Thursday, March 27, 2014

Top-Down / Bottom-Up: Which strategy works best in Agile Organizations?

Top-Down or Bottom-Up

top-down - adj
Controlled, directed, or organized from the top


In a top down strategic management model, ownership or high-level management personnel determine objectives and how the rest of the business will work toward accomplishing those objectives.

As a small business owner, this puts all the responsibility on you and your management team to come up with how you will make your company successful and how each employee will contribute to that success. Input regarding business objectives from lower-level employees in a top down strategic management model is virtually nonexistent. What's the result when top-down strategy is used? Team members feel that they weren't listened to, that their voices didn't count. There simply was not enough full-spectrum collaboration.

bottom-up - adj
From the lowest level of a hierarchy or process to the top


The bottom up strategic management model seeks to develop ideas using the brainpower of your entire workforce. You, as the small business owner, still determine the overall goals for your company along with the dates you'd like to see these goals accomplished, but your employees of all levels assist in developing the mechanisms to reach those goals. 
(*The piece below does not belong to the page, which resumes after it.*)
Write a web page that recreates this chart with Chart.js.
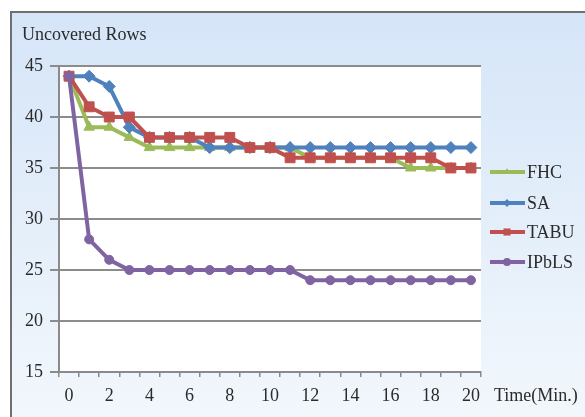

Your management team compiles all the ideas from group brainstorming sessions and departmental meetings to allow you to select the strategies showing the most promise.

hybrid - adj
Of mixed character; composed of mixed parts

Let's be honest here, even in the most Agile of environments upper management still dictates what will be done and by when.  Unfortunately they tend to be inflexible, imposing, and controlling when doing so.


Hybrid, that's what I'm talking about!
In a pure bottom-up strategy there tends to be a lack of structure that the top-down strategy offers.  Even in an Agile setting this still exists (agile-fall or water-gile).  A system that takes the best of both strategies and combined them into one seems to be the answer.

What we are implementing now is a hybrid system that utilizes the top-down management structure to set the scope and deadlines along with the bottom-up team structure dictating the amount of features that can be released in a given time (metric).  

Using strong prioritization methods management is able to select features they want in each release in order to deliver the best value to the customer in a timely manner.

Using these metrics management adjusts their scope according to the output of the teams. To get more output they adjust team resources.  Gone are the command-and-control ideals that plagued us in the past; for the most part.  Nothing is perfect.